Unos días después, y en circunstancia muy distinta, estas orejas escucharon decir a una estanquera que su hija viajaba mucho a Nueva York y que sí, que es muy bonito pero, ¡ay!, no tiene historia. Este es un caso de cronocentrismo en el que lo importante son los siglos de antigüedad que tiene la catedral de Santiago y lo demás no importa: ni los chinos ni los egipcios cuentan, así que cómo va a contar Nueva York. Lo que ocurre es que la historia del siglo XX y lo que llevamos del XXI pasa enterita por la Gran Manzana. El cine, el jazz, la ONU, las Torres Gemelas, la pintura, la literatura y el teatro de Broadway no forman parte de la Historia con mayúsculas porque no tienen piedras con musgo. Nueva York y el Islam han encontrado un punto para la reconciliación: la ignorancia de los españoles.
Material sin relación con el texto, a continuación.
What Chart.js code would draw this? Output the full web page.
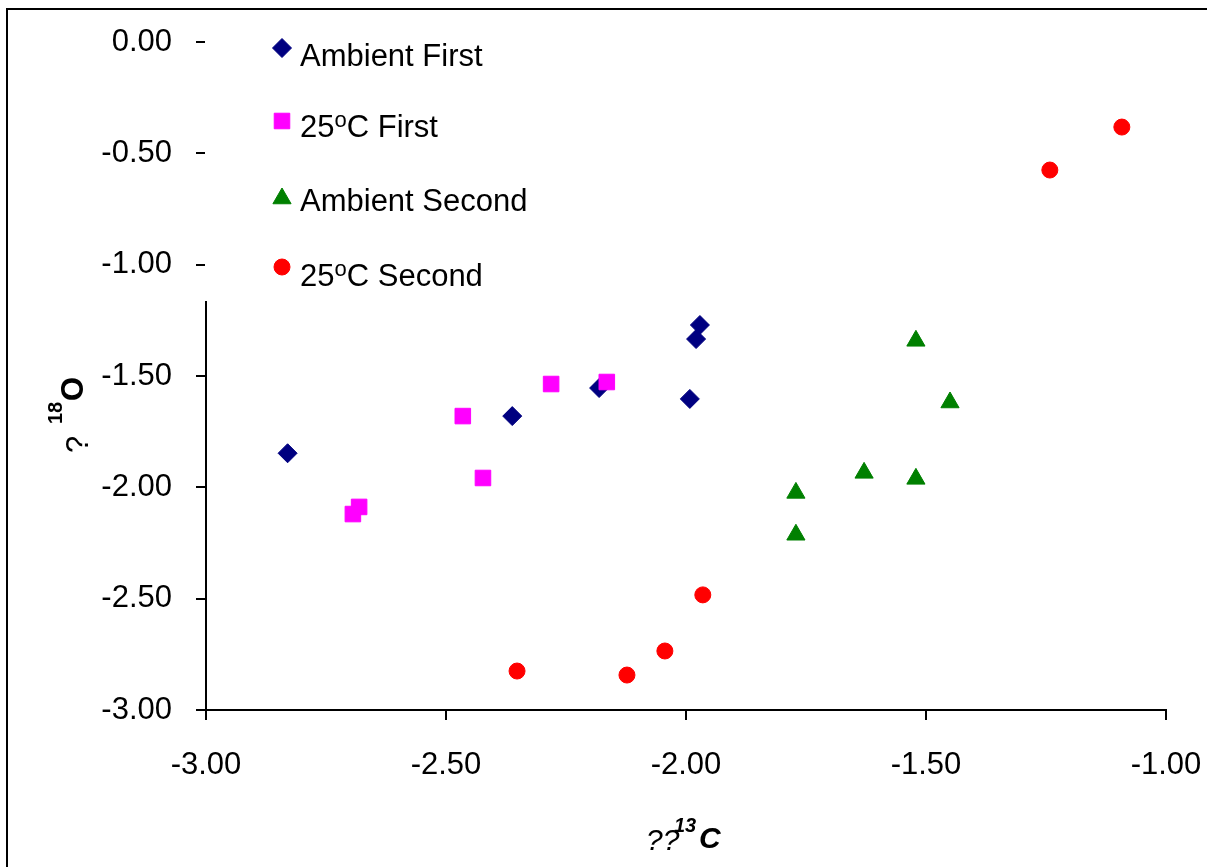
<!DOCTYPE html>
<html>
<head>
<meta charset="utf-8">
<script src="https://cdn.jsdelivr.net/npm/chart.js"></script>
<style>
  body { margin: 0; background: #fff; }
  canvas { display: block; }
</style>
</head>
<body>
<canvas id="grafica" width="1207" height="867"></canvas>
<script>
// datos (d13C, d18O)
const ambientFirstX = [-2.830, -2.362, -2.181, -1.992, -1.979, -1.971];
const ambientFirstY = [-1.847, -1.680, -1.554, -1.603, -1.334, -1.271];

const firstWarmX = [-2.694, -2.681, -2.465, -2.423, -2.281, -2.165];
const firstWarmY = [-2.120, -2.088, -1.680, -1.958, -1.536, -1.527];

const ambientSecondX = [-1.521, -1.450, -1.629, -1.521, -1.771, -1.771];
const ambientSecondY = [-1.342, -1.619, -1.935, -1.962, -2.025, -2.213];

const secondWarmX = [-2.352, -2.123, -2.044, -1.965, -1.242, -1.092];
const secondWarmY = [-2.825, -2.843, -2.735, -2.483, -0.575, -0.382];

const seriesLabels = ['Ambient First', '25ºC First', 'Ambient Second', '25ºC Second'];
const xTicks = [-3.00, -2.50, -2.00, -1.50, -1.00];
const yTicks = [0.00, -0.50, -1.00, -1.50, -2.00, -2.50, -3.00];

const FAM = '"Liberation Sans", Arial, sans-serif';

function puntos(xs, ys) {
  return xs.map((x, i) => ({ x: x, y: ys[i] }));
}

const estilos = [
  { pointStyle: 'rectRot', radius: 9.5, color: '#000080', order: 1 },
  { pointStyle: 'rect', radius: 11, color: '#FF00FF', order: 0 },
  { pointStyle: 'triangle', radius: 10.5, color: '#008000', order: 0 },
  { pointStyle: 'circle', radius: 8, color: '#FF0000', order: 0 }
];
const series = [
  puntos(ambientFirstX, ambientFirstY),
  puntos(firstWarmX, firstWarmY),
  puntos(ambientSecondX, ambientSecondY),
  puntos(secondWarmX, secondWarmY)
];

// texto con la "o" volada de 25ºC
function textoGrado(ctx, texto, x, y, size) {
  const partes = texto.split('º');
  ctx.font = size + 'px ' + FAM;
  ctx.fillText(partes[0], x, y);
  if (partes.length < 2) return;
  let w = ctx.measureText(partes[0]).width;
  ctx.font = '22px ' + FAM;
  ctx.fillText('o', x + w, y - 10);
  w += ctx.measureText('o').width;
  ctx.font = size + 'px ' + FAM;
  ctx.fillText(partes[1], x + w, y);
}

const marcoYLeyenda = {
  id: 'marcoYLeyenda',
  beforeDraw(chart) {
    const ctx = chart.ctx;
    ctx.save();
    ctx.fillStyle = '#fff';
    ctx.fillRect(0, 0, chart.width, chart.height);
    ctx.restore();
  },
  afterDraw(chart) {
    const ctx = chart.ctx;
    ctx.save();
    // caja blanca de la leyenda tapa el eje
    ctx.fillStyle = '#fff';
    ctx.fillRect(205, 12, 360, 289);

    // marco exterior
    ctx.strokeStyle = '#000';
    ctx.lineWidth = 2;
    ctx.strokeRect(7, 9, 1400, 1000);

    // leyenda
    const my = [48, 121, 198.5, 267];
    const ty = [66, 137, 211, 286];
    ctx.textBaseline = 'alphabetic';
    ctx.textAlign = 'left';
    estilos.forEach((e, i) => {
      ctx.fillStyle = e.color;
      ctx.strokeStyle = e.color;
      ctx.lineWidth = 1;
      Chart.helpers.drawPoint(ctx, { pointStyle: e.pointStyle, radius: e.radius, rotation: 0, borderWidth: 1 }, 282, my[i]);
      ctx.fillStyle = '#000';
      textoGrado(ctx, chart.data.datasets[i].label, 300, ty[i], 31);
    });

    // título eje x
    ctx.font = 'italic 30px ' + FAM;
    ctx.fillText('??', 646, 850);
    ctx.font = 'italic bold 20px ' + FAM;
    ctx.fillText('13', 674, 832);
    ctx.font = 'italic bold 30px ' + FAM;
    ctx.fillText('C', 699, 848);

    // título eje y (rotado)
    ctx.translate(88, 453);
    ctx.rotate(-Math.PI / 2);
    ctx.font = '31px ' + FAM;
    ctx.fillText('?', 0, 0);
    ctx.font = 'bold 20px ' + FAM;
    ctx.fillText('18', 29, -26);
    ctx.font = 'bold 31px ' + FAM;
    ctx.fillText('O', 52, -5);
    ctx.restore();
  }
};

const ctx = document.getElementById('grafica').getContext('2d');

const ejeComun = {
  type: 'linear',
  grid: {
    drawOnChartArea: false,
    drawTicks: true,
    tickLength: 10,
    color: '#000',
    lineWidth: 2
  },
  border: { display: true, color: '#000', width: 2 }
};

new Chart(ctx, {
  type: 'scatter',
  data: {
    datasets: series.map((d, i) => ({
      label: seriesLabels[i],
      data: d,
      pointStyle: estilos[i].pointStyle,
      pointRadius: estilos[i].radius,
      pointHoverRadius: estilos[i].radius,
      backgroundColor: estilos[i].color,
      borderColor: estilos[i].color,
      borderWidth: 1,
      order: estilos[i].order
    }))
  },
  options: {
    responsive: false,
    animation: false,
    devicePixelRatio: 1,
    layout: { padding: { top: 42, right: 41, left: 0, bottom: 0 } },
    plugins: {
      legend: { display: false },
      tooltip: { enabled: false },
      title: { display: false }
    },
    scales: {
      x: Object.assign({}, ejeComun, {
        min: xTicks[0],
        max: xTicks[xTicks.length - 1],
        afterBuildTicks: s => { s.ticks = xTicks.map(v => ({ value: v })); },
        afterFit: s => { s.height = 157; s.paddingLeft = 0; s.paddingRight = 0; },
        ticks: {
          color: '#000',
          padding: 27,
          font: { family: FAM, size: 31 },
          callback: v => v.toFixed(2)
        }
      }),
      y: Object.assign({}, ejeComun, {
        min: yTicks[yTicks.length - 1],
        max: yTicks[0],
        afterBuildTicks: s => { s.ticks = yTicks.slice().reverse().map(v => ({ value: v })); },
        afterFit: s => { s.width = 206; s.paddingTop = 0; s.paddingBottom = 0; },
        ticks: {
          color: '#000',
          padding: 24,
          font: { family: FAM, size: 31 },
          callback: v => v.toFixed(2)
        }
      })
    }
  },
  plugins: [marcoYLeyenda]
});
</script>
</body>
</html>
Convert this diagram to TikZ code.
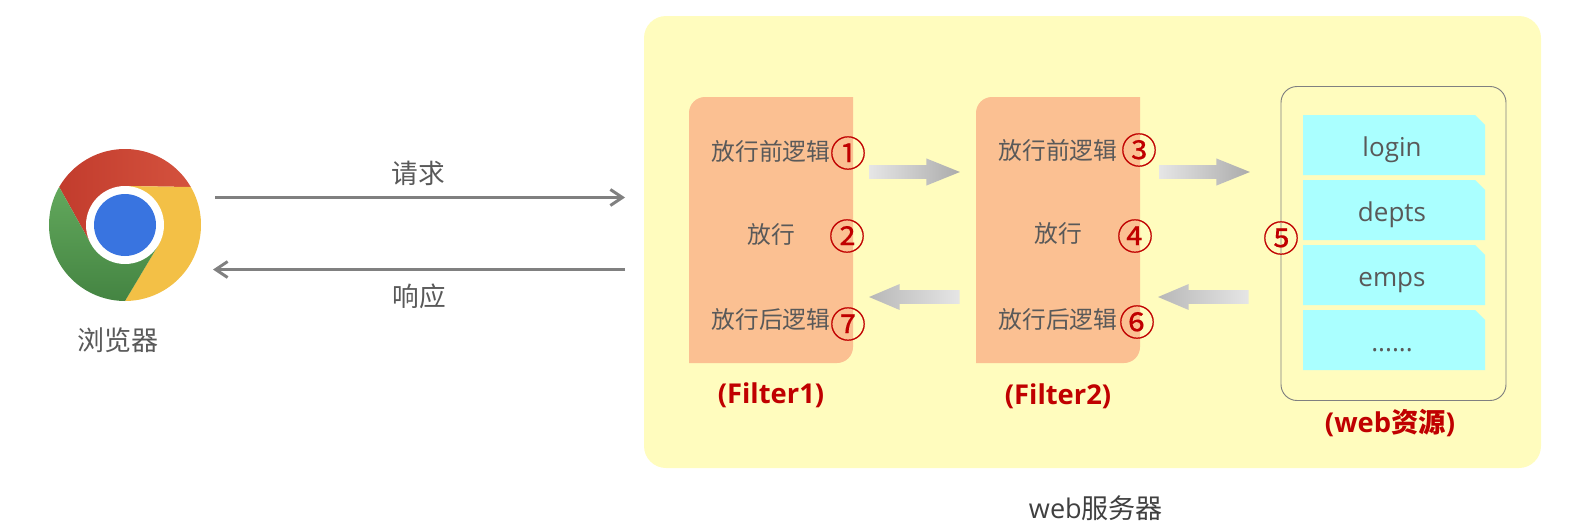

Y por si fuera poco llega el decreto sobre el gallego y la organización de la enseñanza en Galicia. El origen de este asunto está en las promesas electorales y las ansias de Feijóo de quedar bien con su partido en Madrid, no vaya a tener que irse a vivir allí para sustituir a un Mariano Rajoy al que ya se le nota mucho que le aprieta la corbata cada vez que habla. Este es un caso de partitocentrismo a la gallega de difícil solución, porque no basta con mandar de vuelta a los redactores del decreto a las caóticas escuelas e institutos que se pretenden regular desde fórmulas tan eficaces como el "viva la Pepa", el "sálvase quien pueda" o el "cada uno a su bola". No es un asunto de ignorancia, pues, sino de poner los intereses de un partido por encima del bien común, algo que ellos o sus antecesores denostaban con énfasis en aquellas clases de Formación del Espíritu Nacional de antaño. Si han olvidado ese bagaje para cargarse la convivencia aceptablemente apacible en la que flotaban el gallego y el castellano antes de las elecciones, es porque hay un interés post-electoral de unos gobernantes que lanzan decretos como si empezaran las fiestas patronales. Aún no tenemos mascletás como los valencianos, pero todo se andará. Este petardocentrismo, en el que gana el que más vocifera, es especialmente pernicioso porque jugamos no con la ignorancia de unos adultos -ya sean estanqueros o tertulianos- sino con la formación de generaciones enteras de ciudadanos gallegos expuestos a la arbitrariedad gubernativa y perdidos en un marasmo de centros de enseñanza en el que cada uno acabaría enseñando en un idioma distinto. Por ahora sólo manejan tres opciones (gallego, castellano e inglés) pero ¿quién impide a los padres exigir que a sus hijos se les enseñe en tagalo? Al fin y al cabo hay más filipinos que gallegos en el mundo. Tenemos un nuevo concepto: el babelcentrismo, basado en la confusión de las lenguas. Ayer fue un castigo divino por la soberbia de los humanos. Hoy, Feijóo recalifica aquel decreto de Dios para mantener a raya al monstruo del gallego.